Allstate Corp., meanwhile, said inflation would worsen its coming second-quarter quarter results, in a Wednesday announcement that sent its shares down about 7% in early afternoon trading Thursday. Travelers stock was off about 2%.
Both insurers said more premium-rate increases lie ahead in an effort to improve their bottom lines.
Higher catastrophe costs and lower investment income also hurt the year-over-year comparison at Travelers.
The carrier reported net income of $551 million, down from $934 million. Catastrophe costs increased to $746 million pretax compared with $475 million pretax in the prior-year quarter, primarily from severe wind and hail storms across the U.S.
In the year-earlier quarter, Travelers’ investment income was boosted by unusually strong returns in a slice of its investment portfolio with private-equity partnerships. Mostly, insurers invest in high-quality bonds.
Part of the Dow Jones Industrial Average, Travelers is one of the first big property-casualty insurers to report quarterly earnings, and its results are watched closely as a bellwether for others.
Traveler’s net-income decline came even as net written premiums, a commonly used measurement of revenue growth, surged 11% to a record $9.02 billion, thanks to new business and premium-rate increases.

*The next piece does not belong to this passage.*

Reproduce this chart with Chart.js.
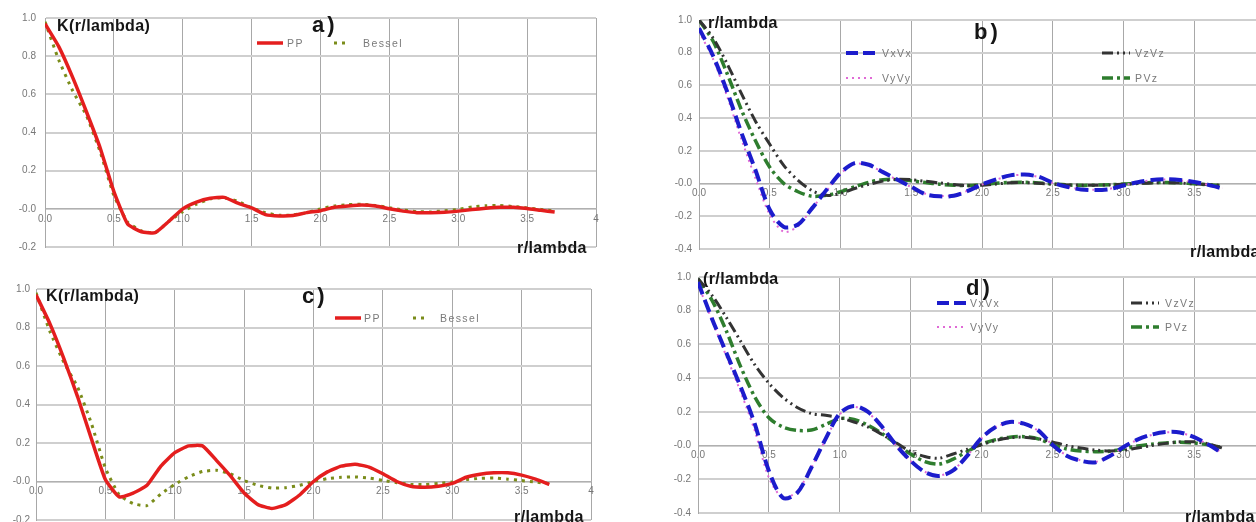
<!DOCTYPE html>
<html>
<head>
<meta charset="utf-8">
<script src="https://cdn.jsdelivr.net/npm/chart.js@4.4.1/dist/chart.umd.min.js"></script>
<style>
  html, body { margin: 0; padding: 0; width: 1256px; height: 522px; overflow: hidden; background: #fff; }
  body { position: relative; font-family: "Liberation Sans", Arial, sans-serif; }
  canvas { position: absolute; }
  .t { position: absolute; white-space: nowrap; line-height: 20px; height: 20px; margin-top: -10px; }
  .ax { font-weight: bold; font-size: 16px; color: #151515; letter-spacing: 0.4px; }
  .tag { font-weight: bold; font-size: 22px; color: #151515; letter-spacing: 3px; }
  .lt { font-size: 10.5px; color: #7a7a7a; letter-spacing: 1.4px; }
  .smp { position: absolute; margin-top: -5px; }
</style>
</head>
<body>
<canvas id="chA" width="620" height="262" style="left:0;top:0"></canvas>
<canvas id="chB" width="640" height="262" style="left:640px;top:0"></canvas>
<canvas id="chC" width="620" height="270" style="left:0;top:262px"></canvas>
<canvas id="chD" width="640" height="264" style="left:640px;top:262px"></canvas>

<!-- panel a -->
<div class="t ax" style="left:57px;top:26px">K(r/lambda)</div>
<div class="t tag" style="left:312px;top:25px">a)</div>
<svg class="smp" style="left:257px;top:43px" width="26" height="10"><line x1="0" y1="5" x2="26" y2="5" stroke="#e41e1e" stroke-width="3.5"/></svg>
<div class="t lt" style="left:287px;top:43px">PP</div>
<svg class="smp" style="left:334px;top:43px" width="12" height="10"><line x1="0" y1="5" x2="12" y2="5" stroke="#7a8c1a" stroke-width="3" stroke-dasharray="3,5"/></svg>
<div class="t lt" style="left:363px;top:43px">Bessel</div>
<div class="t ax" style="left:517px;top:248px">r/lambda</div>

<!-- panel c -->
<div class="t ax" style="left:46px;top:296px">K(r/lambda)</div>
<div class="t tag" style="left:302px;top:296px">c)</div>
<svg class="smp" style="left:335px;top:318px" width="26" height="10"><line x1="0" y1="5" x2="26" y2="5" stroke="#e41e1e" stroke-width="3.5"/></svg>
<div class="t lt" style="left:364px;top:318px">PP</div>
<svg class="smp" style="left:413px;top:318px" width="12" height="10"><line x1="0" y1="5" x2="12" y2="5" stroke="#7a8c1a" stroke-width="3" stroke-dasharray="3,5"/></svg>
<div class="t lt" style="left:440px;top:318px">Bessel</div>
<div class="t ax" style="left:514px;top:517px">r/lambda</div>

<!-- panel b -->
<div class="t ax" style="left:708px;top:23px">r/lambda</div>
<div class="t tag" style="left:974px;top:32px">b)</div>
<svg class="smp" style="left:846px;top:53px" width="30" height="10"><line x1="0" y1="5" x2="30" y2="5" stroke="#1c1ccc" stroke-width="4" stroke-dasharray="12,5"/></svg>
<div class="t lt" style="left:882px;top:53px">VxVx</div>
<svg class="smp" style="left:846px;top:78px" width="30" height="10"><line x1="0" y1="5" x2="30" y2="5" stroke="#e06ad6" stroke-width="2" stroke-dasharray="2,4"/></svg>
<div class="t lt" style="left:882px;top:78px">VyVy</div>
<svg class="smp" style="left:1102px;top:53px" width="28" height="10"><line x1="0" y1="5" x2="28" y2="5" stroke="#333333" stroke-width="3" stroke-dasharray="11,4,2,4,2,4"/></svg>
<div class="t lt" style="left:1135px;top:53px">VzVz</div>
<svg class="smp" style="left:1102px;top:78px" width="28" height="10"><line x1="0" y1="5" x2="28" y2="5" stroke="#2e7d2e" stroke-width="3.5" stroke-dasharray="11,4,3,4"/></svg>
<div class="t lt" style="left:1135px;top:78px">PVz</div>
<div class="t ax" style="left:1190px;top:252px">r/lambda</div>

<!-- panel d -->
<div class="t ax" style="left:703px;top:279px">(r/lambda</div>
<div class="t tag" style="left:966px;top:288px">d)</div>
<svg class="smp" style="left:937px;top:303px" width="30" height="10"><line x1="0" y1="5" x2="30" y2="5" stroke="#1c1ccc" stroke-width="4" stroke-dasharray="12,5"/></svg>
<div class="t lt" style="left:970px;top:303px">VxVx</div>
<svg class="smp" style="left:937px;top:327px" width="30" height="10"><line x1="0" y1="5" x2="30" y2="5" stroke="#e06ad6" stroke-width="2" stroke-dasharray="2,4"/></svg>
<div class="t lt" style="left:970px;top:327px">VyVy</div>
<svg class="smp" style="left:1131px;top:303px" width="28" height="10"><line x1="0" y1="5" x2="28" y2="5" stroke="#333333" stroke-width="3" stroke-dasharray="11,4,2,4,2,4"/></svg>
<div class="t lt" style="left:1165px;top:303px">VzVz</div>
<svg class="smp" style="left:1131px;top:327px" width="28" height="10"><line x1="0" y1="5" x2="28" y2="5" stroke="#2e7d2e" stroke-width="3.5" stroke-dasharray="11,4,3,4"/></svg>
<div class="t lt" style="left:1165px;top:327px">PVz</div>
<div class="t ax" style="left:1185px;top:517px">r/lambda</div>

<script>
// r/lambda sample points shared by all curves
const rValues = [0.0, 0.1, 0.2, 0.3, 0.4, 0.5, 0.6, 0.7, 0.8, 0.9,
                 1.0, 1.1, 1.2, 1.3, 1.4, 1.5, 1.6, 1.7, 1.8, 1.9,
                 2.0, 2.1, 2.2, 2.3, 2.4, 2.5, 2.6, 2.7, 2.8, 2.9,
                 3.0, 3.1, 3.2, 3.3, 3.4, 3.5, 3.6, 3.7];

// reference Bessel curve (same in a and c)
const besselK = [0.98, 0.78, 0.62, 0.49, 0.30, 0.07, -0.07, -0.115, -0.125, -0.065,
                 -0.015, 0.025, 0.052, 0.058, 0.04, 0.005, -0.02, -0.034, -0.032, -0.02,
                 0.0, 0.015, 0.022, 0.024, 0.018, 0.006, -0.006, -0.015, -0.016, -0.01,
                 -0.003, 0.01, 0.016, 0.018, 0.012, 0.005, -0.003, -0.012];

// panel a
const ppA = [0.97, 0.85, 0.69, 0.51, 0.32, 0.09, -0.08, -0.12, -0.125, -0.065,
             0.0, 0.035, 0.055, 0.06, 0.03, 0.005, -0.03, -0.037, -0.035, -0.02,
             -0.01, 0.008, 0.015, 0.02, 0.015, 0.0, -0.012, -0.02, -0.02, -0.018,
             -0.012, -0.004, 0.003, 0.008, 0.008, 0.002, -0.008, -0.017];

// panel c
const ppC = [0.97, 0.82, 0.64, 0.44, 0.22, 0.01, -0.08, -0.06, -0.02, 0.08,
             0.15, 0.185, 0.185, 0.11, 0.03, -0.06, -0.12, -0.14, -0.12, -0.07,
             0.0, 0.05, 0.08, 0.09, 0.075, 0.04, 0.0, -0.025, -0.03, -0.025,
             -0.01, 0.022, 0.038, 0.045, 0.045, 0.033, 0.012, -0.015];

// panel b
const vxB = [0.95, 0.78, 0.56, 0.31, 0.08, -0.16, -0.265, -0.25, -0.15, -0.04,
             0.065, 0.125, 0.115, 0.07, 0.025, -0.02, -0.065, -0.078, -0.075, -0.045,
             -0.005, 0.026, 0.05, 0.055, 0.042, 0.005, -0.02, -0.036, -0.04, -0.034,
             -0.012, 0.008, 0.022, 0.026, 0.022, 0.01, -0.008, -0.03];
const vyB = [0.93, 0.76, 0.53, 0.27, 0.03, -0.19, -0.295, -0.26, -0.15, -0.045,
             0.06, 0.12, 0.112, 0.068, 0.022, -0.022, -0.062, -0.076, -0.072, -0.043,
             -0.006, 0.024, 0.048, 0.053, 0.04, 0.004, -0.02, -0.035, -0.038, -0.032,
             -0.011, 0.008, 0.02, 0.025, 0.02, 0.008, -0.008, -0.028];
const vzB = [1.0, 0.89, 0.73, 0.55, 0.38, 0.24, 0.11, 0.02, -0.044, -0.072,
             -0.06, -0.03, -0.005, 0.015, 0.026, 0.024, 0.014, 0.004, -0.006, -0.013,
             -0.01, -0.003, 0.005, 0.006, 0.002, -0.004, -0.008, -0.01, -0.01, -0.008,
             -0.004, 0.0, 0.004, 0.005, 0.003, -0.002, -0.006, -0.012];
const pvB = [1.0, 0.87, 0.67, 0.45, 0.26, 0.10, 0.0, -0.05, -0.078, -0.072,
             -0.05, -0.02, 0.008, 0.024, 0.025, 0.017, 0.006, -0.004, -0.01, -0.012,
             -0.006, 0.002, 0.007, 0.008, 0.004, -0.002, -0.008, -0.011, -0.01, -0.007,
             -0.003, 0.002, 0.006, 0.007, 0.004, -0.001, -0.007, -0.014];

// panel d
const vxD = [0.97, 0.75, 0.55, 0.35, 0.13, -0.15, -0.31, -0.28, -0.13, 0.04,
             0.19, 0.235, 0.20, 0.11, 0.0, -0.09, -0.157, -0.18, -0.147, -0.06,
             0.045, 0.11, 0.14, 0.13, 0.09, 0.005, -0.06, -0.09, -0.10, -0.065,
             -0.01, 0.035, 0.065, 0.08, 0.078, 0.05, 0.006, -0.045];
const vyD = [0.96, 0.74, 0.53, 0.32, 0.09, -0.19, -0.31, -0.27, -0.13, 0.035,
             0.185, 0.23, 0.195, 0.105, -0.003, -0.092, -0.155, -0.178, -0.145, -0.06,
             0.043, 0.108, 0.138, 0.128, 0.088, 0.004, -0.058, -0.088, -0.098, -0.064,
             -0.01, 0.034, 0.063, 0.078, 0.076, 0.048, 0.005, -0.044];
const vzD = [0.99, 0.89, 0.76, 0.62, 0.48, 0.37, 0.285, 0.226, 0.19, 0.18,
             0.165, 0.14, 0.11, 0.065, 0.015, -0.035, -0.065, -0.075, -0.05, -0.022,
             0.005, 0.03, 0.046, 0.05, 0.04, 0.022, 0.0, -0.015, -0.026, -0.032,
             -0.028, -0.014, 0.0, 0.013, 0.022, 0.022, 0.01, -0.015];
const pvD = [0.99, 0.86, 0.68, 0.47, 0.29, 0.165, 0.11, 0.09, 0.092, 0.125,
             0.16, 0.155, 0.12, 0.07, 0.01, -0.05, -0.095, -0.11, -0.08, -0.035,
             0.008, 0.035, 0.05, 0.053, 0.04, 0.005, -0.02, -0.032, -0.036, -0.034,
             -0.02, -0.003, 0.008, 0.015, 0.02, 0.016, 0.005, -0.012];

const toPoints = ys => ys.map((y, i) => ({ x: rValues[i], y: y }));

const styles = {
  PP:     { borderColor: '#e41e1e', borderWidth: 3.5, borderDash: [] },
  Bessel: { borderColor: '#7a8c1a', borderWidth: 3, borderDash: [3, 5] },
  VxVx:   { borderColor: '#1c1ccc', borderWidth: 4, borderDash: [13, 6] },
  VyVy:   { borderColor: '#e06ad6', borderWidth: 2, borderDash: [2, 4] },
  VzVz:   { borderColor: '#333333', borderWidth: 3, borderDash: [11, 4, 2, 4, 2, 4] },
  PVz:    { borderColor: '#2e7d2e', borderWidth: 3.5, borderDash: [11, 4, 3, 4] },
};

const makeSet = (label, ys, tension) => ({
  label: label,
  data: toPoints(ys),
  fill: false,
  pointRadius: 0,
  tension: tension,
  ...styles[label],
});

const tickFont = { family: '"Liberation Sans", Arial, sans-serif', size: 10 };

const buildChart = (id, datasets, yMin, yAxisWidth, pad, yPad) => {
  return new Chart(document.getElementById(id), {
    type: 'line',
    data: { datasets },
    options: {
      responsive: false,
      animation: false,
      layout: { padding: pad },
      plugins: { legend: { display: false }, tooltip: { enabled: false } },
      scales: {
        x: {
          type: 'linear',
          min: 0,
          max: 4,
          position: { y: 0 },
          border: { color: '#b0b0b0', width: 1 },
          grid: { color: '#a8a8a8', lineWidth: 1, drawTicks: false },
          ticks: {
            stepSize: 0.5,
            padding: 4,
            color: '#777',
            font: tickFont,
            maxRotation: 0,
            callback: v => (v === 4 ? '4' : v.toFixed(1)),
          },
        },
        y: {
          min: yMin,
          max: 1,
          border: { color: '#a8a8a8', width: 1 },
          grid: { color: '#cfcfcf', lineWidth: 2, drawTicks: false },
          ticks: {
            stepSize: 0.2,
            padding: yPad,
            color: '#777',
            font: tickFont,
            callback: v => (Math.abs(v) < 1e-9 ? '-0.0' : v.toFixed(1)),
          },
          afterFit: scale => { scale.width = yAxisWidth; },
        },
      },
    },
  });
};

buildChart('chA', [makeSet('PP', ppA, 0.15), makeSet('Bessel', besselK, 0.15)],
  -0.2, 45, { top: 18, right: 24, bottom: 6, left: 0 }, 9);
buildChart('chC', [makeSet('PP', ppC, 0.15), makeSet('Bessel', besselK, 0.15)],
  -0.2, 36, { top: 27, right: 29, bottom: 4, left: 0 }, 6);
buildChart('chB', [makeSet('VxVx', vxB, 0.3), makeSet('VyVy', vyB, 0.3),
                   makeSet('VzVz', vzB, 0.3), makeSet('PVz', pvB, 0.3)],
  -0.4, 59, { top: 20, right: 15, bottom: 9, left: 0 }, 7);
buildChart('chD', [makeSet('VxVx', vxD, 0.3), makeSet('VyVy', vyD, 0.3),
                   makeSet('VzVz', vzD, 0.3), makeSet('PVz', pvD, 0.3)],
  -0.4, 58, { top: 15, right: 15, bottom: 7, left: 0 }, 7);
</script>
</body>
</html>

Industrywide, insurers have been pushing through substantial rate increases on both business coverages and individual car policies to address inflation.
Increases on the commercial-insurance side date to about 2018, as property insurers reacted to a spate of major weather disasters in 2017. The personal-automobile rate increases are more recent, kicked off by inflation.
More rate increases are likely ahead not just for Travelers policyholders but industrywide, analysts said. In a sign of the widespread cost pressures, car-and-home insurer Allstate cited in its Wednesday announcement “persistent increases in loss costs across coverages” including for parts and labor. It also said that injury claim costs had increased due to factors such as more severe auto accidents.